SBF: An Effective Representation to Augment Skeleton for Video-based Human Action Recognition
This work addresses limitations in skeleton-based action recognition for computer vision applications, offering an incremental improvement by enhancing existing pipelines without extra annotation.
The paper tackles the problem of video-based human action recognition by augmenting skeleton data with a new representation called Scale-Body-Flow (SBF) to capture depth, body contour, and human-object interactions, resulting in significantly higher accuracy compared to skeleton-only approaches.
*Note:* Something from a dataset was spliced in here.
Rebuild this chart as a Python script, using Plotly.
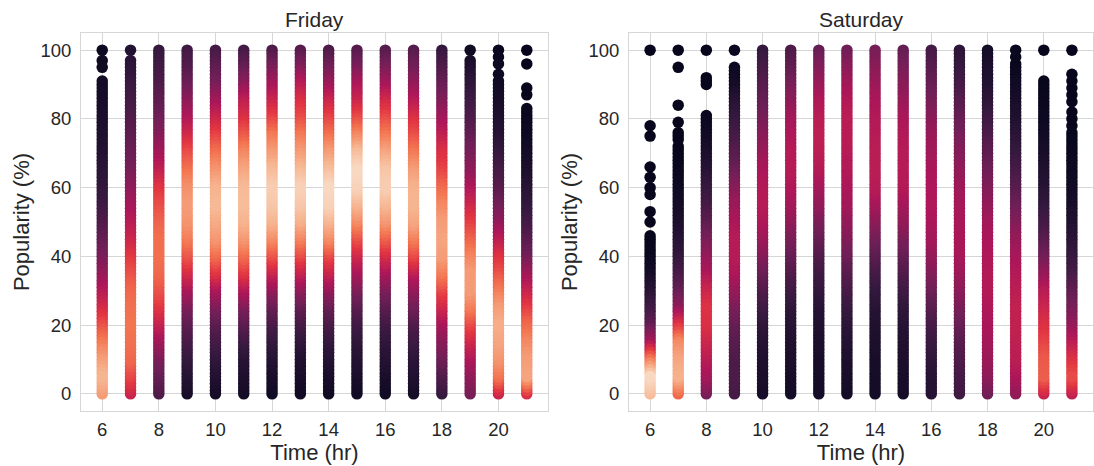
import numpy as np
import plotly.graph_objects as go

# ---------------- data ----------------
hours = list(range(6, 22))
popularity = list(range(0, 101))          # discrete popularity values (%)
levels = list(range(0, 101, 5))           # levels at which colour (density) was read

# highest popularity value of the continuous part of each column
fri_top = {6: 91, 7: 97, 8: 100, 9: 100, 10: 100, 11: 100, 12: 100, 13: 100,
           14: 100, 15: 100, 16: 100, 17: 100, 18: 100, 19: 97, 20: 91, 21: 83}
# isolated points above the continuous part
fri_extra = {6: [100, 97, 95], 7: [100], 19: [100], 20: [100, 98, 96, 93],
             21: [100, 96, 89, 87]}
# relative density (0..1) at levels 0,5,...,100
fri_density = {
    6:  [0.80, 0.86, 0.80, 0.72, 0.62, 0.52, 0.44, 0.36, 0.30, 0.25, 0.20, 0.16, 0.13, 0.11, 0.09, 0.08, 0.07, 0.06, 0.05, 0.04, 0.03],
    7:  [0.50, 0.60, 0.68, 0.70, 0.71, 0.70, 0.68, 0.63, 0.57, 0.50, 0.45, 0.40, 0.35, 0.30, 0.27, 0.24, 0.21, 0.18, 0.15, 0.12, 0.09],
    8:  [0.20, 0.25, 0.30, 0.38, 0.47, 0.56, 0.63, 0.68, 0.70, 0.70, 0.67, 0.62, 0.56, 0.47, 0.40, 0.33, 0.28, 0.24, 0.20, 0.17, 0.14],
    9:  [0.06, 0.09, 0.13, 0.18, 0.23, 0.30, 0.40, 0.52, 0.63, 0.72, 0.78, 0.80, 0.77, 0.70, 0.62, 0.52, 0.43, 0.35, 0.27, 0.21, 0.17],
    10: [0.05, 0.08, 0.12, 0.17, 0.22, 0.30, 0.40, 0.55, 0.68, 0.78, 0.83, 0.87, 0.85, 0.78, 0.70, 0.60, 0.50, 0.40, 0.30, 0.24, 0.18],
    11: [0.05, 0.07, 0.10, 0.15, 0.22, 0.30, 0.42, 0.56, 0.68, 0.78, 0.85, 0.88, 0.87, 0.82, 0.75, 0.65, 0.55, 0.47, 0.35, 0.25, 0.18],
    12: [0.04, 0.06, 0.09, 0.13, 0.18, 0.25, 0.35, 0.48, 0.62, 0.75, 0.85, 0.90, 0.92, 0.87, 0.80, 0.72, 0.60, 0.50, 0.40, 0.30, 0.20],
    13: [0.04, 0.06, 0.08, 0.12, 0.17, 0.24, 0.34, 0.47, 0.60, 0.73, 0.84, 0.90, 0.93, 0.87, 0.80, 0.72, 0.62, 0.55, 0.45, 0.32, 0.22],
    14: [0.04, 0.06, 0.09, 0.13, 0.18, 0.25, 0.35, 0.48, 0.60, 0.75, 0.85, 0.93, 0.95, 0.88, 0.80, 0.70, 0.60, 0.50, 0.38, 0.28, 0.20],
    15: [0.04, 0.06, 0.09, 0.12, 0.16, 0.22, 0.30, 0.40, 0.50, 0.62, 0.75, 0.85, 0.93, 0.95, 0.88, 0.75, 0.62, 0.50, 0.42, 0.30, 0.22],
    16: [0.04, 0.06, 0.09, 0.12, 0.16, 0.22, 0.30, 0.40, 0.52, 0.65, 0.78, 0.86, 0.92, 0.90, 0.82, 0.72, 0.62, 0.52, 0.40, 0.30, 0.22],
    17: [0.05, 0.08, 0.11, 0.15, 0.20, 0.27, 0.35, 0.45, 0.60, 0.72, 0.82, 0.86, 0.85, 0.80, 0.72, 0.63, 0.55, 0.45, 0.36, 0.28, 0.22],
    18: [0.14, 0.20, 0.27, 0.33, 0.40, 0.50, 0.60, 0.72, 0.80, 0.82, 0.80, 0.75, 0.68, 0.60, 0.55, 0.47, 0.40, 0.32, 0.26, 0.20, 0.14],
    19: [0.30, 0.35, 0.42, 0.50, 0.60, 0.72, 0.80, 0.80, 0.74, 0.66, 0.58, 0.50, 0.42, 0.35, 0.30, 0.25, 0.20, 0.16, 0.12, 0.08, 0.04],
    20: [0.50, 0.70, 0.78, 0.82, 0.84, 0.80, 0.72, 0.63, 0.55, 0.45, 0.35, 0.28, 0.22, 0.18, 0.14, 0.10, 0.08, 0.06, 0.04, 0.03, 0.02],
    21: [0.55, 0.82, 0.80, 0.75, 0.68, 0.58, 0.48, 0.38, 0.28, 0.22, 0.17, 0.13, 0.10, 0.07, 0.05, 0.03, 0.02, 0.02, 0.01, 0.01, 0.01],
}

sat_top = {6: 46, 7: 72, 8: 81, 9: 95, 10: 100, 11: 100, 12: 100, 13: 100,
           14: 100, 15: 100, 16: 100, 17: 100, 18: 100, 19: 96, 20: 91, 21: 76}
sat_extra = {6: [100, 78, 75, 66, 63, 60, 58, 53, 50],
             7: [100, 95, 84, 79, 76, 75, 74],
             8: [100, 92, 91, 90], 9: [100], 19: [100, 98], 20: [100],
             21: [100, 93, 91, 89, 87, 85, 82, 80, 78]}
sat_density = {
    6:  [0.88, 0.95, 0.70, 0.40, 0.24, 0.16, 0.10, 0.05, 0.02, 0.01, 0.01, 0.01, 0.01, 0.01, 0.01, 0.01, 0.01, 0.01, 0.01, 0.01, 0.01],
    7:  [0.68, 0.85, 0.82, 0.75, 0.55, 0.35, 0.25, 0.18, 0.13, 0.10, 0.07, 0.05, 0.03, 0.02, 0.01, 0.01, 0.01, 0.01, 0.01, 0.01, 0.01],
    8:  [0.30, 0.40, 0.45, 0.50, 0.55, 0.56, 0.50, 0.42, 0.36, 0.30, 0.23, 0.18, 0.14, 0.10, 0.07, 0.04, 0.02, 0.01, 0.01, 0.01, 0.01],
    9:  [0.18, 0.20, 0.20, 0.22, 0.25, 0.30, 0.36, 0.42, 0.45, 0.45, 0.42, 0.38, 0.33, 0.27, 0.22, 0.18, 0.14, 0.10, 0.05, 0.03, 0.02],
    10: [0.06, 0.07, 0.08, 0.10, 0.12, 0.16, 0.20, 0.26, 0.32, 0.38, 0.43, 0.45, 0.44, 0.42, 0.38, 0.34, 0.30, 0.26, 0.22, 0.18, 0.14],
    11: [0.05, 0.06, 0.07, 0.08, 0.10, 0.12, 0.16, 0.20, 0.25, 0.30, 0.35, 0.40, 0.43, 0.45, 0.45, 0.43, 0.40, 0.35, 0.30, 0.24, 0.20],
    12: [0.05, 0.05, 0.06, 0.07, 0.08, 0.10, 0.13, 0.16, 0.20, 0.25, 0.30, 0.36, 0.40, 0.44, 0.46, 0.47, 0.46, 0.43, 0.38, 0.32, 0.26],
    13: [0.05, 0.06, 0.07, 0.09, 0.11, 0.14, 0.18, 0.22, 0.27, 0.32, 0.36, 0.40, 0.42, 0.44, 0.45, 0.46, 0.46, 0.44, 0.40, 0.34, 0.28],
    14: [0.05, 0.05, 0.06, 0.07, 0.08, 0.10, 0.13, 0.17, 0.22, 0.28, 0.34, 0.40, 0.45, 0.46, 0.46, 0.45, 0.44, 0.42, 0.38, 0.34, 0.30],
    15: [0.06, 0.06, 0.07, 0.08, 0.10, 0.12, 0.16, 0.20, 0.25, 0.30, 0.36, 0.40, 0.44, 0.45, 0.45, 0.44, 0.42, 0.38, 0.34, 0.30, 0.26],
    16: [0.10, 0.10, 0.12, 0.15, 0.18, 0.22, 0.27, 0.32, 0.36, 0.40, 0.42, 0.43, 0.43, 0.42, 0.40, 0.38, 0.34, 0.30, 0.26, 0.22, 0.18],
    17: [0.17, 0.18, 0.20, 0.22, 0.26, 0.30, 0.34, 0.38, 0.41, 0.42, 0.42, 0.41, 0.39, 0.36, 0.33, 0.30, 0.26, 0.22, 0.18, 0.14, 0.12],
    18: [0.28, 0.35, 0.38, 0.40, 0.42, 0.43, 0.44, 0.44, 0.43, 0.42, 0.40, 0.36, 0.32, 0.28, 0.24, 0.20, 0.16, 0.12, 0.09, 0.07, 0.05],
    19: [0.36, 0.42, 0.46, 0.47, 0.48, 0.48, 0.46, 0.44, 0.41, 0.37, 0.32, 0.27, 0.22, 0.18, 0.14, 0.11, 0.08, 0.06, 0.04, 0.02, 0.02],
    20: [0.50, 0.66, 0.65, 0.60, 0.55, 0.50, 0.45, 0.36, 0.28, 0.22, 0.17, 0.13, 0.10, 0.08, 0.06, 0.04, 0.03, 0.02, 0.01, 0.01, 0.01],
    21: [0.48, 0.62, 0.55, 0.45, 0.36, 0.30, 0.24, 0.18, 0.14, 0.11, 0.08, 0.06, 0.04, 0.03, 0.02, 0.01, 0.01, 0.01, 0.01, 0.01, 0.01],
}

titles = ["Friday", "Saturday"]
x_label = "Time (hr)"
y_label = "Popularity (%)"
x_ticks = [6, 8, 10, 12, 14, 16, 18, 20]
y_ticks = [0, 20, 40, 60, 80, 100]

# seaborn "rocket" colormap
rocket = [[0.0, "#03051a"], [1 / 7, "#35193e"], [2 / 7, "#701f57"], [3 / 7, "#ad1759"],
          [4 / 7, "#e13342"], [5 / 7, "#f37651"], [6 / 7, "#f6b48f"], [1.0, "#faebdd"]]


def build_points(top, extra, density):
    pts = []
    for h in hours:
        ys = [p for p in popularity if p <= top[h]] + extra.get(h, [])
        for y in ys:
            c = float(np.interp(y, levels, density[h]))  # colour along the read profile
            pts.append((c, h, y))
    pts.sort()  # denser points drawn on top
    xs = [p[1] for p in pts]
    ys = [p[2] for p in pts]
    cs = [p[0] for p in pts]
    return xs, ys, cs


fig = go.Figure()
panels = [(fri_top, fri_extra, fri_density), (sat_top, sat_extra, sat_density)]
for i, (top, extra, dens) in enumerate(panels):
    xs, ys, cs = build_points(top, extra, dens)
    fig.add_trace(go.Scatter(
        x=xs, y=ys, mode="markers",
        marker=dict(size=11.5, color=cs, colorscale=rocket, cmin=0, cmax=1,
                    line=dict(width=0)),
        xaxis="x" if i == 0 else "x2", yaxis="y" if i == 0 else "y2",
        hoverinfo="skip", showlegend=False,
    ))

W, H = 1094, 466
font_family = "Liberation Sans, Arial, sans-serif"
txt = "#262626"
grid = "#d6d6d6"

xdoms = [[81 / W, 548 / W], [629 / W, 1093 / W]]
ydom = [1 - 411 / H, 1 - 33 / H]

axis_common = dict(showgrid=True, gridcolor=grid, gridwidth=1, zeroline=False,
                   showline=True, linecolor=grid, linewidth=1, mirror=True,
                   ticks="", tickfont=dict(size=18.5, color=txt, family=font_family),
                   title_font=dict(size=22, color=txt, family=font_family))

layout = dict(
    width=W, height=H, margin=dict(l=0, r=0, t=0, b=0),
    paper_bgcolor="white", plot_bgcolor="white",
    font=dict(family=font_family, color=txt),
    xaxis=dict(domain=xdoms[0], range=[5.25, 21.75], tickvals=x_ticks,
               title=dict(text=x_label, standoff=4), anchor="y",
               ticklabelstandoff=2, **axis_common),
    yaxis=dict(domain=ydom, range=[-5, 105], tickvals=y_ticks,
               title=dict(text=y_label, standoff=4), anchor="x",
               ticklabelstandoff=5, **axis_common),
    xaxis2=dict(domain=xdoms[1], range=[5.25, 21.75], tickvals=x_ticks,
                title=dict(text=x_label, standoff=4), anchor="y2",
                ticklabelstandoff=2, **axis_common),
    yaxis2=dict(domain=ydom, range=[-5, 105], tickvals=y_ticks,
                title=dict(text=y_label, standoff=4), anchor="x2",
                ticklabelstandoff=5, **axis_common),
)
fig.update_layout(**layout)

for i, t in enumerate(titles):
    fig.add_annotation(text=t, xref="paper", yref="paper",
                       x=(xdoms[i][0] + xdoms[i][1]) / 2, y=1 - 19 / H,
                       xanchor="center", yanchor="middle", showarrow=False,
                       font=dict(size=21, color=txt, family=font_family))

fig.write_html("out.html")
Many modern video-based human action recognition (HAR) approaches use 2D skeleton as the intermediate representation in their prediction pipelines. Despite overall encouraging results, these approaches still struggle in many common scenes, mainly because the skeleton does not capture critical action-related information pertaining to the depth of the joints, contour of the human body, and interaction between the human and objects. To address this, we propose an effective approach to augment skeleton with a representation capturing action-related information in the pipeline of HAR. The representation, termed Scale-Body-Flow (SBF), consists of three distinct components, namely a scale map volume given by the scale (and hence depth information) of each joint, a body map outlining the human subject, and a flow map indicating human-object interaction given by pixel-wise optical flow values. To predict SBF, we further present SFSNet, a novel segmentation network supervised by the skeleton and optical flow without extra annotation overhead beyond the existing skeleton extraction. Extensive experiments across different datasets demonstrate that our pipeline based on SBF and SFSNet achieves significantly higher HAR accuracy with similar compactness and efficiency as compared with the state-of-the-art skeleton-only approaches.